"""
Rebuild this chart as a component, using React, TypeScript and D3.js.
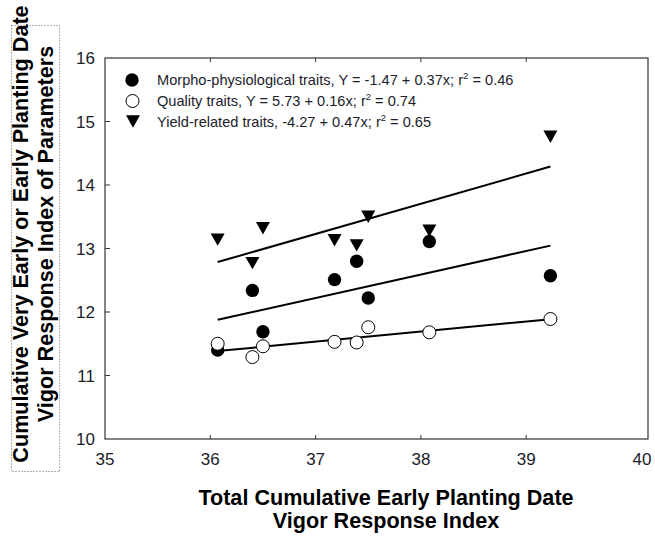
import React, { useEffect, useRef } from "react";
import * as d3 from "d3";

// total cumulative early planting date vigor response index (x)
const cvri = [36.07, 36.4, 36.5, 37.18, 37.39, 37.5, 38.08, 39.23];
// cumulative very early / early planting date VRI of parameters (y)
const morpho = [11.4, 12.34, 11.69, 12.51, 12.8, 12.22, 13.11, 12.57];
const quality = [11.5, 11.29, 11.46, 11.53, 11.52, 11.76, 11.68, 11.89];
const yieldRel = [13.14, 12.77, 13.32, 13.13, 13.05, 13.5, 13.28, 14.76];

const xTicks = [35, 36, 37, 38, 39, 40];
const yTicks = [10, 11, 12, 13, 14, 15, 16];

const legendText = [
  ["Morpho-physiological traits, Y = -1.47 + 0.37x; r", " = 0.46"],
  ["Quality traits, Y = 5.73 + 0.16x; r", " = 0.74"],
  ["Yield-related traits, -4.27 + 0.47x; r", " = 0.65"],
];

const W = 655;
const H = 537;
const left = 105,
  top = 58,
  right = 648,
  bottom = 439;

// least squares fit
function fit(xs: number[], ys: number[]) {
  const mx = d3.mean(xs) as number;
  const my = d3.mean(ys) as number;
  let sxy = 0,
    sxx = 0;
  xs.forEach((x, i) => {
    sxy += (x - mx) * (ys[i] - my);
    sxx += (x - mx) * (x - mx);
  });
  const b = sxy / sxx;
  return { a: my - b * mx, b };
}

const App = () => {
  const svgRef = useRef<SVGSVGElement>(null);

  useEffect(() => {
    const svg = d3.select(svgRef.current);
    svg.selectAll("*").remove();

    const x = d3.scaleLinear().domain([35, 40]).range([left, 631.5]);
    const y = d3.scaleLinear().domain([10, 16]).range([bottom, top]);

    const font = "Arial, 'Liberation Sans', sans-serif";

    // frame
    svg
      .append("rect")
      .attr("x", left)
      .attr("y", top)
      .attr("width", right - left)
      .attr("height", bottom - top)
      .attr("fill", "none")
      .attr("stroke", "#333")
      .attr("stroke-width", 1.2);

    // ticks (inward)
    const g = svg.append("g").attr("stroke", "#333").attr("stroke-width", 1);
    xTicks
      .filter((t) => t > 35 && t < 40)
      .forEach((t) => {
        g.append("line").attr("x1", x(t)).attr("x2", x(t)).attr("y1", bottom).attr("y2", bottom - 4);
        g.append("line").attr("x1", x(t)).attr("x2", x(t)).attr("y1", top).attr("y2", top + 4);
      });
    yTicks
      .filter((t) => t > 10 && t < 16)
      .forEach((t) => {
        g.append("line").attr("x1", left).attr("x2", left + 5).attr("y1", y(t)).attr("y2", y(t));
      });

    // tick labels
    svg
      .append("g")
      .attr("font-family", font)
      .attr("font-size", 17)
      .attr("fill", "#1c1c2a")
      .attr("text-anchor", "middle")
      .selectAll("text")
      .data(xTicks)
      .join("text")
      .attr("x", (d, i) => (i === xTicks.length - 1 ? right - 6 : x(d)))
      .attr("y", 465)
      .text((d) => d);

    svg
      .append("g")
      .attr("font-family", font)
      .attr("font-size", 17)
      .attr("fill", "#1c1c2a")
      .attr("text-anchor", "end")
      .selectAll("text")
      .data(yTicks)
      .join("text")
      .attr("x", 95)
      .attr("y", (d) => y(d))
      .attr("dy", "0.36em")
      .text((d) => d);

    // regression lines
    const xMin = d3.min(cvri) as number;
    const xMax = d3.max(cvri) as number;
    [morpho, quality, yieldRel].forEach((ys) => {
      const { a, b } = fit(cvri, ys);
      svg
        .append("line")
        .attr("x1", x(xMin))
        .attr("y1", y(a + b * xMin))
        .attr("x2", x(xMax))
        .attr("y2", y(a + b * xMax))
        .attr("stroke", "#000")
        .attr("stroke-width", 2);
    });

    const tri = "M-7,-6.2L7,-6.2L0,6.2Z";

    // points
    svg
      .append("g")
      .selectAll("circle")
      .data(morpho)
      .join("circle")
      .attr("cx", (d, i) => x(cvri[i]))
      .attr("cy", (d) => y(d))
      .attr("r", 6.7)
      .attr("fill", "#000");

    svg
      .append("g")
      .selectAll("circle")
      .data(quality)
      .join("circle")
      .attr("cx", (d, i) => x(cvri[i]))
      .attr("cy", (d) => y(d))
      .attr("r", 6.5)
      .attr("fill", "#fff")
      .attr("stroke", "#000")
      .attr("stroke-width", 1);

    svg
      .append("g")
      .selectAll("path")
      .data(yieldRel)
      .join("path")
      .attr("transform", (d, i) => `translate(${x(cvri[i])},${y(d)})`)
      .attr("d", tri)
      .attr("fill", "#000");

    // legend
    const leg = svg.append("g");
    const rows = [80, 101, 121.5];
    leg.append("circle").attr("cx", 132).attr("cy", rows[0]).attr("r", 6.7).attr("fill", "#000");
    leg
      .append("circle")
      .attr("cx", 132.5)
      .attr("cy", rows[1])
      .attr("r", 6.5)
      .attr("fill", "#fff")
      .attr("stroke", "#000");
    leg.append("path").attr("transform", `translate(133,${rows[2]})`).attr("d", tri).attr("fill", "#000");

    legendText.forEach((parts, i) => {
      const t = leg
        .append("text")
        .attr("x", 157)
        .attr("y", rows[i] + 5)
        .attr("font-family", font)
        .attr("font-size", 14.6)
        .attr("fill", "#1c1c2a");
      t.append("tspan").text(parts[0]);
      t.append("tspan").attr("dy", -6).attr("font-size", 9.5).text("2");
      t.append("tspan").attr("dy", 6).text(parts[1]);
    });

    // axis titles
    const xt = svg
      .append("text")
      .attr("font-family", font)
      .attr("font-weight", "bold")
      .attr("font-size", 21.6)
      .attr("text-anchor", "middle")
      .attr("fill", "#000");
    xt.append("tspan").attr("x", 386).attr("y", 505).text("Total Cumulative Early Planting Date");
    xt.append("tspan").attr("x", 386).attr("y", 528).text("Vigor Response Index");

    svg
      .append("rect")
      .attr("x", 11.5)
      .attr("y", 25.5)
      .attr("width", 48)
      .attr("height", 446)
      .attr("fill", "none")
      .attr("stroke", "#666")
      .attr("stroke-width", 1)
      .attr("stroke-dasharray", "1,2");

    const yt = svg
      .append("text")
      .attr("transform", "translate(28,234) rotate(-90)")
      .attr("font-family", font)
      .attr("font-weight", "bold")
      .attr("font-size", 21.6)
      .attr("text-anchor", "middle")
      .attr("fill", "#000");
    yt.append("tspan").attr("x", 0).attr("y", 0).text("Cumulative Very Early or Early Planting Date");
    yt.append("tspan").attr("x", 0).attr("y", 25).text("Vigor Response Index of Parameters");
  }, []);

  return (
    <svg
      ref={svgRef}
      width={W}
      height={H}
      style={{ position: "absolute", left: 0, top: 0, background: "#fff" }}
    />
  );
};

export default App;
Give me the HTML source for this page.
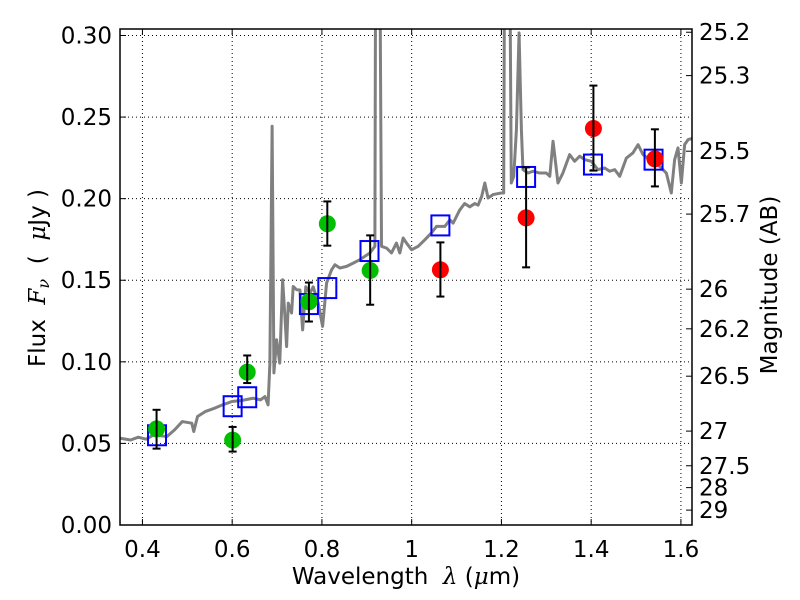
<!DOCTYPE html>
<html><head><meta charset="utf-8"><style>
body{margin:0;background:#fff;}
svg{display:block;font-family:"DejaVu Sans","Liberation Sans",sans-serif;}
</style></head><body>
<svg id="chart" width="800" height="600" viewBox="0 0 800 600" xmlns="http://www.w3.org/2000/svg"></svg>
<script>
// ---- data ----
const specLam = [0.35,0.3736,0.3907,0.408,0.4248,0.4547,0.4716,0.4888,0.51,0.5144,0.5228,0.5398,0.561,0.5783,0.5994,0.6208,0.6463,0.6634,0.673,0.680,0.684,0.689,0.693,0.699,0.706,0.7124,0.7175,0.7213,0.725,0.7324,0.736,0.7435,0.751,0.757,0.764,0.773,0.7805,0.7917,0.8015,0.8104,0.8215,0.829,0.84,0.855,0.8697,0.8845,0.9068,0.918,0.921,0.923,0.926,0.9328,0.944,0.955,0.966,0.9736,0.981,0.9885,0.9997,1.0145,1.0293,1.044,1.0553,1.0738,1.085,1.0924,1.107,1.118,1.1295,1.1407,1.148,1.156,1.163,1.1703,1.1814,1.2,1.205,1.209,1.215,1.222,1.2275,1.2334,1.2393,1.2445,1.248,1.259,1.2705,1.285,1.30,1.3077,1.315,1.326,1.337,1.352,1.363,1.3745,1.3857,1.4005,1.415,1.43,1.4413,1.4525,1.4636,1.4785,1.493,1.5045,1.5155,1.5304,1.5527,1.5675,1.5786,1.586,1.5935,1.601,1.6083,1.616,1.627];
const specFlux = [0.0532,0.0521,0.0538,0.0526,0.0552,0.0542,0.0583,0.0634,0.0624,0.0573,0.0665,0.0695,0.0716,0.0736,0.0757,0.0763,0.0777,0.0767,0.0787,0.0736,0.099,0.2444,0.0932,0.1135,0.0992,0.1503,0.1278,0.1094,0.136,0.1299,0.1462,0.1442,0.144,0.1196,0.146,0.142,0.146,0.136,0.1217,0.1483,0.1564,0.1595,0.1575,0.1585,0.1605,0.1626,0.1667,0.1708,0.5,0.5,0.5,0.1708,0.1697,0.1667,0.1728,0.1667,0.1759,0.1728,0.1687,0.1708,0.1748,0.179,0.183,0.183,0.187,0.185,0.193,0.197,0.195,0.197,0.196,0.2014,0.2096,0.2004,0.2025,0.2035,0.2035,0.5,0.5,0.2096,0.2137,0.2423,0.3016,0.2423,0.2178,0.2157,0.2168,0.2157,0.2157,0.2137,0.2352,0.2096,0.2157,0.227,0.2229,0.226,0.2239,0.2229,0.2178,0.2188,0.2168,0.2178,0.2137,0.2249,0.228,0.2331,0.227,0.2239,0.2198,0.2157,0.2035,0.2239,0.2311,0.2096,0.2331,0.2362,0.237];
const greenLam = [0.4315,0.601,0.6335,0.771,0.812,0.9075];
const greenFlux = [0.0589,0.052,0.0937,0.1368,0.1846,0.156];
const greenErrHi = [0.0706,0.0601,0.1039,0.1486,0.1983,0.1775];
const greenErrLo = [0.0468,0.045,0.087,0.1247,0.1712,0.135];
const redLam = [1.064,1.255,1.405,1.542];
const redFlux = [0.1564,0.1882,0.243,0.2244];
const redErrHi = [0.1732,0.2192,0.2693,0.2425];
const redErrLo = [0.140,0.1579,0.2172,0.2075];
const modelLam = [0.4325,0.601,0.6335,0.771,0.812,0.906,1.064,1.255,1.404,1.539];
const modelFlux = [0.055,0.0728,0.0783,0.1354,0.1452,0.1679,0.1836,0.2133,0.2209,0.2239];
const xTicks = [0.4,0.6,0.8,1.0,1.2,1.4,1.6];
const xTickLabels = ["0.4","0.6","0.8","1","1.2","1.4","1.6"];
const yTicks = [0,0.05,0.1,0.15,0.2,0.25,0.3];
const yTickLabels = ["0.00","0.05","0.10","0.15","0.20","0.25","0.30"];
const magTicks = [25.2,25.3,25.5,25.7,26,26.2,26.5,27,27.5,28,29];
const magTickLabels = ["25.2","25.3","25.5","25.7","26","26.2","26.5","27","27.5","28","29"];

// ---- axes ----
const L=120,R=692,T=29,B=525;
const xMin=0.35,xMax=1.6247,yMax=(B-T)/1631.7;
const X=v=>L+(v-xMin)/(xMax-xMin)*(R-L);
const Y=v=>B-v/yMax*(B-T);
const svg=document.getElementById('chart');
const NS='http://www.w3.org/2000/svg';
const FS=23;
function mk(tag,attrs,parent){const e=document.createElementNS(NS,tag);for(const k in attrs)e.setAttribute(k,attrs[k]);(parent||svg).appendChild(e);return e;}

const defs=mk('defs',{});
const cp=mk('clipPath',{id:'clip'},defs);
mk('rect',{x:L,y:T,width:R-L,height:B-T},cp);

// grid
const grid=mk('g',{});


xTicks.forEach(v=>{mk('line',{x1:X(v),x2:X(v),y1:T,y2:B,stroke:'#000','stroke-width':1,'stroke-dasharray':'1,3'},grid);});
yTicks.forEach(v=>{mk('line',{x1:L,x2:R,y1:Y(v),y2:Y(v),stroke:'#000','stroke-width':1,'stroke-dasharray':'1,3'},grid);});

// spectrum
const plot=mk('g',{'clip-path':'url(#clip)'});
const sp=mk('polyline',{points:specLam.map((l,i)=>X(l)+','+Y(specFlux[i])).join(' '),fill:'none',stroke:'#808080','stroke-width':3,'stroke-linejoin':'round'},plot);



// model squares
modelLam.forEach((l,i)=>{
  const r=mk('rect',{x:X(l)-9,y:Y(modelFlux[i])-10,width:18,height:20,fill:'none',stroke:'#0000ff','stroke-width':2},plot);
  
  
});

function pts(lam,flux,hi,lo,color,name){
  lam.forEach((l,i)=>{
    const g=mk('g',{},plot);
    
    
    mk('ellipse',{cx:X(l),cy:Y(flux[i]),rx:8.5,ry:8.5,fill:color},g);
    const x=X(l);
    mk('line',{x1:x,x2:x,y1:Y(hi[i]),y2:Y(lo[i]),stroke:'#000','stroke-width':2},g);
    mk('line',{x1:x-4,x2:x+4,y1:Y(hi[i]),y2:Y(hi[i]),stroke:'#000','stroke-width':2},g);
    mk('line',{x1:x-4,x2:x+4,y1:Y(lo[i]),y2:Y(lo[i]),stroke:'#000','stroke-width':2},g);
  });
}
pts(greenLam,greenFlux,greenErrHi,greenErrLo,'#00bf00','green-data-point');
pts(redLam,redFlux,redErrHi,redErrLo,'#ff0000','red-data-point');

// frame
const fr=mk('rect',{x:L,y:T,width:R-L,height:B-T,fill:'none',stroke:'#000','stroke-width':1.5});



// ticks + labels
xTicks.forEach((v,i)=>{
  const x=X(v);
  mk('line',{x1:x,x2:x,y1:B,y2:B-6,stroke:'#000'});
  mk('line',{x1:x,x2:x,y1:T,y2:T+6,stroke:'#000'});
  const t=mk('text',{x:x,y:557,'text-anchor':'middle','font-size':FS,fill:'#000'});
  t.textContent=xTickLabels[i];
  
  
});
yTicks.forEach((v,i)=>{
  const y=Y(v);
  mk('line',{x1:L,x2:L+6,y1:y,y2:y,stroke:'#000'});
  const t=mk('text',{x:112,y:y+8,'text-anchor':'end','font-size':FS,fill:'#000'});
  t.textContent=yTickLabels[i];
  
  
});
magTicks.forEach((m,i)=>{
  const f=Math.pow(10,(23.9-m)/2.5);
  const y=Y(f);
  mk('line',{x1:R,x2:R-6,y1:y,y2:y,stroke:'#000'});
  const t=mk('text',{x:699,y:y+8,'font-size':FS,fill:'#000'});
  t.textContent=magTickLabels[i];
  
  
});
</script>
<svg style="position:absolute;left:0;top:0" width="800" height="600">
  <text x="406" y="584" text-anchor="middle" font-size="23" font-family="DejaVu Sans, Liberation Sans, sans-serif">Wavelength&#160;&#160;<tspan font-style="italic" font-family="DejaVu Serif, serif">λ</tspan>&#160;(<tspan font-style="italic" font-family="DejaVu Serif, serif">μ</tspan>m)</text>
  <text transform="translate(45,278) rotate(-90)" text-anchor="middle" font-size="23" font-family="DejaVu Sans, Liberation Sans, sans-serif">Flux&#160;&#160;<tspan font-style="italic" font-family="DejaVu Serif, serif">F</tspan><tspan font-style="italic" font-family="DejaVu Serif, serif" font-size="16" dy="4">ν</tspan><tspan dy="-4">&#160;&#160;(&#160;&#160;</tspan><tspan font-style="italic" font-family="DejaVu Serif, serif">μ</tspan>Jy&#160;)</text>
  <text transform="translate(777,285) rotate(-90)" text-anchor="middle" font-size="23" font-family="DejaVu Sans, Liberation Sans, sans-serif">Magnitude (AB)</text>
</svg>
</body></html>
"""
WHAT IS ASKED ▸ Repeat exactly the lines from the start of the entries down to the line with "const yTicks = [10, 11, 12, 13, 14, 15, 16];", keeping both ends but none of the pictures.

FINISHED TASK ▸
Rebuild this chart as a component, using React, TypeScript and D3.js.
import React, { useEffect, useRef } from "react";
import * as d3 from "d3";

// total cumulative early planting date vigor response index (x)
const cvri = [36.07, 36.4, 36.5, 37.18, 37.39, 37.5, 38.08, 39.23];
// cumulative very early / early planting date VRI of parameters (y)
const morpho = [11.4, 12.34, 11.69, 12.51, 12.8, 12.22, 13.11, 12.57];
const quality = [11.5, 11.29, 11.46, 11.53, 11.52, 11.76, 11.68, 11.89];
const yieldRel = [13.14, 12.77, 13.32, 13.13, 13.05, 13.5, 13.28, 14.76];

const xTicks = [35, 36, 37, 38, 39, 40];
const yTicks = [10, 11, 12, 13, 14, 15, 16];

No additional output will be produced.